Luckily, outside of old Ramon, the rest of the cast does a great job filling out the roster or necessary roles and are genuinely more interesting than Danny. This show would be completely boring and ultimately plotless without Jessica Henwick, one of the best female characters in any Marvel property. Her role as Colleen Wing is so appropriately utilized within the plot that her development as a character feels organic and pointed. Joy and Ward Meachem, Danny’s childhood friends and progeny of Danny’s father business partner Harold, create this interesting character triangle with their father by representing both sides of his dual personality (another opportunity to delve into mental health) while flirting with helping and hindering Danny’s return to his old life as the show progresses. Iron Fist has a barely-there plot that focuses on philanthropy versus capitalism in the corporate world and the Meachem siblings represent that struggle, even more so when they’re brought into contact with Danny.

Focusing on the Hand as the main trouble for the Iron Fist, or the difficulties or the corporate world Danny Rand is thrust back into, is something the show hopes to intertwine, but instead of all of this generating a grand conspiracy for our hero, it becomes a muddled narrative filled with bad guys that seem to be eviling by accident, particularly Harold Meachem. This show is filled to the brim with plots that seem poised to take over and genuinely be interesting but never pan out. Whether it’s illegal fight clubs, corporate-backed heroin rings, immortality; all these things have the clout to run for three or four episodes but barely get throw away mentions after they make an appearance.

Iron Fist treats us to a watered down second run version of a shadowy syndicate and dispatches them in much less interesting showdowns than the first time we saw them in Daredevil. We’re gifted with a protagonist that never really seems to be super or heroic, much more Walker, Texas Ranger than anything from Kung Fu’s glory days. With decades of movies and TV shows martial arts fans would have love to see blatantly ripped off, a show about a character that follows all the tropes you’d expect from a Buddhist monk turned billionaire is decidedly untropey. We never really get an origin story, skirting around the periphery of what we really want to know: what is the Iron Fist, who bestows it, what was K’un-Lun like and why did Danny leave? That last part ties back into one of the shows biggest missed opportunity to reflect on PTSD and mental health, but they cover the how and why so flippantly that it doesn’t really seem to register as a legitimate reason.

Fighting Boredom

The fight sequences rarely showcase this supposed kung fu master. It’s not like Netflix and Marvel don’t know how to choreograph a fight scene; Daredevil’s initial pull for so many viewers was its brutal sequences. And it’s not that they can’t showcase a hero with an augmented power set fighting normal people either; both Jessica Jones and Luke Cage could destroy almost anyone they come to blows with. The mishandling of the skillset seems as much a misunderstanding of the character as it was poor direction. Having a character that most accurately represents a focus on fighting technique and raw power somehow comes off lacking both.

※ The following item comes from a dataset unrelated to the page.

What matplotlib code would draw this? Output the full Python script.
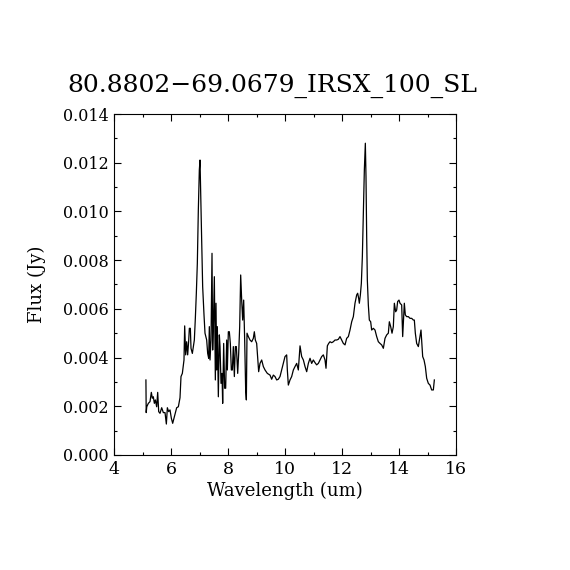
import matplotlib
matplotlib.use("Agg")
import matplotlib.pyplot as plt
from matplotlib.ticker import MultipleLocator

title = "80.8802\u221269.0679_IRSX_100_SL"
xlabel = "Wavelength (um)"
ylabel = "Flux (Jy)"

wavelength = [
    5.12, 5.13, 5.15, 5.205, 5.263, 5.310, 5.345, 5.380, 5.416, 5.451, 5.497,
    5.533, 5.568, 5.614, 5.673, 5.731, 5.790, 5.837, 5.872, 5.918, 5.965,
    6.012, 6.059, 6.106, 6.152, 6.199, 6.258, 6.316, 6.351, 6.398, 6.456,
    6.480, 6.515, 6.550, 6.585, 6.620, 6.644, 6.679, 6.702, 6.749, 6.784,
    6.819, 6.854, 6.889, 6.924, 6.959, 6.994, 7.018, 7.041, 7.076, 7.111,
    7.158, 7.193, 7.252, 7.287, 7.322, 7.345, 7.369, 7.404, 7.439, 7.462,
    7.486, 7.521, 7.556, 7.579, 7.603, 7.626, 7.661, 7.696, 7.720, 7.755,
    7.790, 7.813, 7.848, 7.883, 7.918, 7.954, 7.977, 8.012, 8.047, 8.082,
    8.117, 8.152, 8.187, 8.223, 8.258, 8.293, 8.340, 8.375, 8.410, 8.445,
    8.480, 8.515, 8.550, 8.585, 8.620, 8.644, 8.667, 8.714, 8.772, 8.831,
    8.889, 8.924, 8.959, 9.006, 9.076, 9.123, 9.182, 9.240, 9.299, 9.380,
    9.474, 9.532, 9.591, 9.649, 9.708, 9.766, 9.825, 9.883, 9.942, 10.000,
    10.059, 10.082, 10.117, 10.176, 10.234, 10.293, 10.351, 10.410, 10.468,
    10.527, 10.585, 10.644, 10.702, 10.761, 10.819, 10.878, 10.936, 10.994,
    11.053, 11.111, 11.170, 11.228, 11.287, 11.345, 11.404, 11.439, 11.486,
    11.532, 11.579, 11.638, 11.696, 11.755, 11.813, 11.872, 11.930, 11.989,
    12.047, 12.106, 12.164, 12.223, 12.281, 12.340, 12.398, 12.456, 12.515,
    12.550, 12.585, 12.608, 12.644, 12.679, 12.714, 12.749, 12.784, 12.819,
    12.842, 12.866, 12.889, 12.924, 12.959, 13.006, 13.041, 13.100, 13.158,
    13.217, 13.275, 13.334, 13.392, 13.451, 13.509, 13.568, 13.626, 13.661,
    13.708, 13.755, 13.801, 13.837, 13.883, 13.918, 13.953, 14.000, 14.035,
    14.094, 14.129, 14.187, 14.222, 14.269, 14.328, 14.386, 14.445, 14.503,
    14.538, 14.573, 14.620, 14.679, 14.737, 14.772, 14.807, 14.831, 14.878,
    14.924, 14.971, 15.029, 15.088, 15.146, 15.205, 15.240,
]

flux = [
    0.00308, 0.00174, 0.00198, 0.00212, 0.00219, 0.00257, 0.00233, 0.00239,
    0.00212, 0.00226, 0.00198, 0.00257, 0.00178, 0.00171, 0.00194, 0.00174,
    0.00174, 0.00127, 0.00194, 0.00178, 0.00185, 0.00151, 0.00130, 0.00151,
    0.00171, 0.00194, 0.00198, 0.00235, 0.00322, 0.00335, 0.00390, 0.00530,
    0.00411, 0.00465, 0.00411, 0.00468, 0.00520, 0.00520, 0.00438, 0.00417,
    0.00445, 0.00472, 0.00561, 0.00664, 0.00787, 0.01006, 0.01170, 0.01211,
    0.01088, 0.00883, 0.00691, 0.00575, 0.00500, 0.00472, 0.00417, 0.00397,
    0.00527, 0.00390, 0.00472, 0.00828, 0.00431, 0.00527, 0.00732, 0.00308,
    0.00623, 0.00349, 0.00527, 0.00239, 0.00493, 0.00445, 0.00294, 0.00335,
    0.00212, 0.00458, 0.00274, 0.00274, 0.00472, 0.00349, 0.00506, 0.00506,
    0.00458, 0.00349, 0.00349, 0.00445, 0.00322, 0.00445, 0.00445, 0.00335,
    0.00417, 0.00527, 0.00739, 0.00636, 0.00554, 0.00636, 0.00472, 0.00267,
    0.00226, 0.00500, 0.00486, 0.00472, 0.00465, 0.00479, 0.00506, 0.00472,
    0.00458, 0.00342, 0.00376, 0.00390, 0.00363, 0.00349, 0.00335, 0.00328,
    0.00311, 0.00328, 0.00322, 0.00308, 0.00311, 0.00322, 0.00349, 0.00376,
    0.00404, 0.00411, 0.00349, 0.00287, 0.00308, 0.00322, 0.00349, 0.00363,
    0.00376, 0.00349, 0.00448, 0.00404, 0.00390, 0.00363, 0.00342, 0.00376,
    0.00397, 0.00376, 0.00390, 0.00379, 0.00370, 0.00376, 0.00390, 0.00404,
    0.00411, 0.00390, 0.00356, 0.00448, 0.00458, 0.00465, 0.00461, 0.00465,
    0.00472, 0.00472, 0.00475, 0.00486, 0.00472, 0.00458, 0.00452, 0.00479,
    0.00486, 0.00513, 0.00547, 0.00568, 0.00623, 0.00657, 0.00664, 0.00643,
    0.00623, 0.00657, 0.00705, 0.00814, 0.00985, 0.01170, 0.01280, 0.01143,
    0.00896, 0.00718, 0.00616, 0.00554, 0.00547, 0.00513, 0.00520, 0.00513,
    0.00486, 0.00465, 0.00458, 0.00452, 0.00438, 0.00479, 0.00493, 0.00500,
    0.00547, 0.00527, 0.00500, 0.00527, 0.00623, 0.00588, 0.00595, 0.00630,
    0.00636, 0.00623, 0.00616, 0.00486, 0.00623, 0.00575, 0.00568, 0.00568,
    0.00561, 0.00561, 0.00554, 0.00554, 0.00500, 0.00458, 0.00445, 0.00486,
    0.00513, 0.00445, 0.00404, 0.00390, 0.00363, 0.00315, 0.00294, 0.00287,
    0.00267, 0.00267, 0.00308,
]

xticks = [4, 6, 8, 10, 12, 14, 16]
yticks = [0.000, 0.002, 0.004, 0.006, 0.008, 0.010, 0.012, 0.014]

plt.rcParams['font.family'] = ['DejaVu Serif']

fig = plt.figure(figsize=(5.7, 5.7), dpi=100)
ax = fig.add_axes([0.2, 0.2018, 0.6, 0.5982])
ax.plot(wavelength, flux, color='black', linewidth=0.9)

ax.set_xlim(4, 16)
ax.set_ylim(0, 0.014)
ax.set_xticks(xticks)
ax.set_yticks(yticks)
ax.set_xticklabels([str(t) for t in xticks])
ax.set_yticklabels([f"{t:.3f}" for t in yticks])
ax.xaxis.set_minor_locator(MultipleLocator(1))
ax.yaxis.set_minor_locator(MultipleLocator(0.001))
ax.tick_params(which='both', direction='in', top=True, right=True,
               width=0.8, colors='black')
ax.tick_params(which='major', length=5)
ax.tick_params(which='minor', length=2.5)
ax.tick_params(axis='y', labelsize=11.5, pad=4)
ax.tick_params(axis='x', labelsize=12.5, pad=4)
for s in ax.spines.values():
    s.set_linewidth(0.8)

ax.set_xlabel(xlabel, fontsize=13, labelpad=3)
ax.set_ylabel(ylabel, fontsize=13, labelpad=12)
ax.set_title(title, fontsize=18, pad=16, x=0.462)

fig.savefig("out.png", dpi=100, facecolor='white')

Everything about this show screams that if it’s going to get one thing right, it’s going to be the martial arts. The Iron Fist is supposed to be an immortal living weapon, trained in every form of kung fu by extradimensional monks in a hidden ancient city and gifted a magical fist by a dragon the marks his champion with a DRAGON TATTOO IN THE MIDDLE OF HIS CHEST. Every single fight scene the Iron Fist participates in should be either a ballet of efficiency or an exhibition of brutality. But more often than not, Danny comes across as outmatched by seemingly normal fighters, even people that seem to have no legitimate training at all. And if you tell me having superheroes fight normals is never any fun, I’ve got plenty of movies and shows that prove otherwise.

Case in point is the most blatant, and frankly from the outset, most exciting episode that mimics Bruce Lee’s Game of Death. Danny is challenged as the Iron Fist to duel with three different style of fighters, spending the entire fight literally speaking with the ghost of someone I knew was supposed to be incredibly important, but never met for the rest of the show. This tournament to the death never feels that important and ultimately is part of yet another frivolous plotline that’s. This episode should’ve been the major talking point for the entire series but instead seemed like a heavy handed but surprisingly cheap knock off.

And still, I watched every second of this show with rapt attention. I’m a Marvel fanboy so my ability to differentiate the why I enjoy this material so much from my critical analysis is hard at times. Extricating my experience from overall enjoyment was tough, but I think this show could’ve been so much more. The performances are there, the character is interesting enough. The fight scenes, while not as amazing as they could’ve and should’ve been, are still engrossing, if not too often shot in oppressively dark of hallways. And for the lack of a positive impression Finn Jones left on me, he does intensity and bravado quite well. I feel like the world of Iron Fist is a world I want to know more about, which is something that a lot of shows based on preexisting media can struggle with. It just sucks that the most interesting Iron Fist in this show kicks ass in a grainy video from the ‘40s.

Iron Fist does have some redeeming qualities but they’re too few and far between to give an unencumbered recommendation. If you’ve watched all of the other Netflix/Marvel shows, and are excited about the crossover series The Defenders, this is almost required viewing. Just be prepared for the guy you’d think would kick the most ass to kick surprisingly less ass than you’d imagine. I’d also like to give an additional shoutout to Jessica Henwick as the best love interest in recent memory and Netflix show stalwart Rosario Dawson for continuing to kill it as Claire. I like this show a lot more than it deserves, because it’s given me a lot of reasons not to, but I had an enjoyable watching experience, buffeted by my binging abilities. This show has me wanting the second season to happen right now! It’s just a pity that it’s mostly for the wrong reasons.